>> BEGIN
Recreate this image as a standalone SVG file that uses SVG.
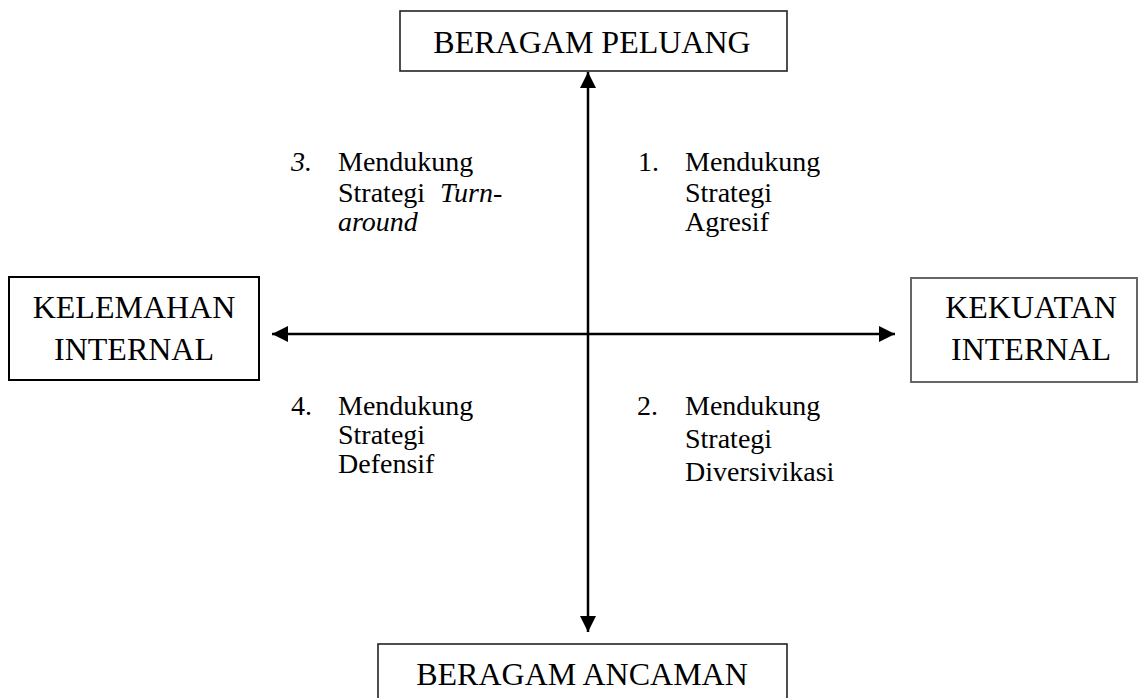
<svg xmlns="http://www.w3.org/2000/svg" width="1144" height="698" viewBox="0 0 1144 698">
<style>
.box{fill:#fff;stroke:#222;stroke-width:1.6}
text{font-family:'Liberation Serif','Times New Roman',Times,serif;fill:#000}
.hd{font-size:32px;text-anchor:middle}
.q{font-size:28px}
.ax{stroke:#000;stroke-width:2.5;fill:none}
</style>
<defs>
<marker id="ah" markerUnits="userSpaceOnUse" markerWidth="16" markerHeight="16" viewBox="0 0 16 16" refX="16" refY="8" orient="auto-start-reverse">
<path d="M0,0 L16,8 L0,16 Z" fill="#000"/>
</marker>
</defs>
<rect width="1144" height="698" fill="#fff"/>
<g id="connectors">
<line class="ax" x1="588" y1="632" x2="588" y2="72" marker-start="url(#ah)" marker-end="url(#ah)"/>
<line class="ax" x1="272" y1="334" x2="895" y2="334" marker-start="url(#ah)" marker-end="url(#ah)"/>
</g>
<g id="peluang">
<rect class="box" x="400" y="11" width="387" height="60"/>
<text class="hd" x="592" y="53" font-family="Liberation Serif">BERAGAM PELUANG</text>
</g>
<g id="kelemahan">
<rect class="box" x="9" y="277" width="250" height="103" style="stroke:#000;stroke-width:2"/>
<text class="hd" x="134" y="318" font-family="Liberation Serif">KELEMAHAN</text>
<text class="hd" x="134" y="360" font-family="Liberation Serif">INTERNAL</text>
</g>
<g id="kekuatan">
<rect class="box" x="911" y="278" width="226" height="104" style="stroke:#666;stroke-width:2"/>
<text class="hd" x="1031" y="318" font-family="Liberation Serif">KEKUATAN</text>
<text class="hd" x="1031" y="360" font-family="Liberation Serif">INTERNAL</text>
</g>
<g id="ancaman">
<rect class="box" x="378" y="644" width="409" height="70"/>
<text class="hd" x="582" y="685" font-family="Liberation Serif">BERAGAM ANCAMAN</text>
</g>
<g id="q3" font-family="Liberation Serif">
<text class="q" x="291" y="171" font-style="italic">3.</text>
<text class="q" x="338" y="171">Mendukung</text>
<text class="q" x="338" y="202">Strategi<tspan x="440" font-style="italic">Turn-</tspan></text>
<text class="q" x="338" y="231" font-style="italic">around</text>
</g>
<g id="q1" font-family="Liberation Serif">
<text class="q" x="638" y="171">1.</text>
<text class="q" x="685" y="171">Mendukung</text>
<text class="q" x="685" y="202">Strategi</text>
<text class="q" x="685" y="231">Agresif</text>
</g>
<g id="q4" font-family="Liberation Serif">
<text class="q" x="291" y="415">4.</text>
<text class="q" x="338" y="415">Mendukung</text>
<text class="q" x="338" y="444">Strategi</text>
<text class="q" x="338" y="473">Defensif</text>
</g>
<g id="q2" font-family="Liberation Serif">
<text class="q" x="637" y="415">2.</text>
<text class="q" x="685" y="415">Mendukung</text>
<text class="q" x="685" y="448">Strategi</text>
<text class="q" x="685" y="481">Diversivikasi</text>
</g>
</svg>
>> END
The data should be printed again unchanged; leave its pictures out.

[Written response]:
Recreate this image as a standalone SVG file that uses SVG.
<svg xmlns="http://www.w3.org/2000/svg" width="1144" height="698" viewBox="0 0 1144 698">
<style>
.box{fill:#fff;stroke:#222;stroke-width:1.6}
text{font-family:'Liberation Serif','Times New Roman',Times,serif;fill:#000}
.hd{font-size:32px;text-anchor:middle}
.q{font-size:28px}
.ax{stroke:#000;stroke-width:2.5;fill:none}
</style>
<defs>
<marker id="ah" markerUnits="userSpaceOnUse" markerWidth="16" markerHeight="16" viewBox="0 0 16 16" refX="16" refY="8" orient="auto-start-reverse">
<path d="M0,0 L16,8 L0,16 Z" fill="#000"/>
</marker>
</defs>
<rect width="1144" height="698" fill="#fff"/>
<g id="connectors">
<line class="ax" x1="588" y1="632" x2="588" y2="72" marker-start="url(#ah)" marker-end="url(#ah)"/>
<line class="ax" x1="272" y1="334" x2="895" y2="334" marker-start="url(#ah)" marker-end="url(#ah)"/>
</g>
<g id="peluang">
<rect class="box" x="400" y="11" width="387" height="60"/>
<text class="hd" x="592" y="53" font-family="Liberation Serif">BERAGAM PELUANG</text>
</g>
<g id="kelemahan">
<rect class="box" x="9" y="277" width="250" height="103" style="stroke:#000;stroke-width:2"/>
<text class="hd" x="134" y="318" font-family="Liberation Serif">KELEMAHAN</text>
<text class="hd" x="134" y="360" font-family="Liberation Serif">INTERNAL</text>
</g>
<g id="kekuatan">
<rect class="box" x="911" y="278" width="226" height="104" style="stroke:#666;stroke-width:2"/>
<text class="hd" x="1031" y="318" font-family="Liberation Serif">KEKUATAN</text>
<text class="hd" x="1031" y="360" font-family="Liberation Serif">INTERNAL</text>
</g>
<g id="ancaman">
<rect class="box" x="378" y="644" width="409" height="70"/>
<text class="hd" x="582" y="685" font-family="Liberation Serif">BERAGAM ANCAMAN</text>
</g>
<g id="q3" font-family="Liberation Serif">
<text class="q" x="291" y="171" font-style="italic">3.</text>
<text class="q" x="338" y="171">Mendukung</text>
<text class="q" x="338" y="202">Strategi<tspan x="440" font-style="italic">Turn-</tspan></text>
<text class="q" x="338" y="231" font-style="italic">around</text>
</g>
<g id="q1" font-family="Liberation Serif">
<text class="q" x="638" y="171">1.</text>
<text class="q" x="685" y="171">Mendukung</text>
<text class="q" x="685" y="202">Strategi</text>
<text class="q" x="685" y="231">Agresif</text>
</g>
<g id="q4" font-family="Liberation Serif">
<text class="q" x="291" y="415">4.</text>
<text class="q" x="338" y="415">Mendukung</text>
<text class="q" x="338" y="444">Strategi</text>
<text class="q" x="338" y="473">Defensif</text>
</g>
<g id="q2" font-family="Liberation Serif">
<text class="q" x="637" y="415">2.</text>
<text class="q" x="685" y="415">Mendukung</text>
<text class="q" x="685" y="448">Strategi</text>
<text class="q" x="685" y="481">Diversivikasi</text>
</g>
</svg>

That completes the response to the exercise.